THE BOTTOM LINE: Midway through the title track of Evergrey‘s new album, the cumbersomely-monikered A Heartless Portrait (The Orphean Testament), as the parping keys of Rikard Zander duke it out with the squalling axes of Tom S Englund and Henrik Denhage, you’ll realise just how much fun you’re having with this record. And that is because, pound-for-pound, it’s simply the most enjoyably listenable Evergrey elpee since 2008’s Torn. Which makes it very enjoyable indeed.

Torn, for this writer at least, was Evergrey’s high water mark, but everything about AHPTOT suggests that Evergrey in 2022 are band still capable of upping their own ante with a collection of song-driven masterpieces that once more places this particular band near the top of it’s own particular tree. Prog power anthems? Try Midwinter Calls for size. Brooding, state-of-the-nation meditations bolstered by hammer-on-the-heart lyrical sophistication and top drawer musicianship? The Great Unwashed is simply the best song of this type you’ll hear all year.

At the heart of it all, of course, is the stunning vocal presence of Englund; he doesn’t disappoint, from the opening moment of first track Save Us to the closing strains of last song Wildfires he gives a bravura performance in heartfelt, powerful heavy metal singing, every line dripping with emotion, every word couched for maximum impact. He really is one of metal’s finest emotors, and it is absolutely thrilling to find him in such fie form here.

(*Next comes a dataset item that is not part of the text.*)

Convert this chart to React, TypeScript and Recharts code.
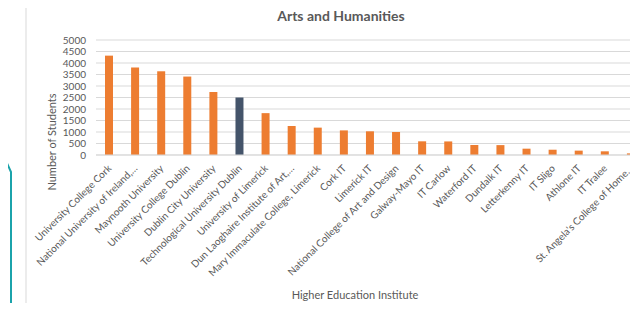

He’s no slouch with the six string either, of course, and his partnership with Denhage contiunues to flourish throughout this album, giving the right balance of bottom-heavy ballast and top string titillation; Balance is perhaps a key word in the description of this record, where Evergrey have so delicately juggled all the elements that make a great album to produce the sort of sure-footed performance only the very good at what they do can provide.

A Heartless Portrait (The Orphean Testament) releases on May 20th.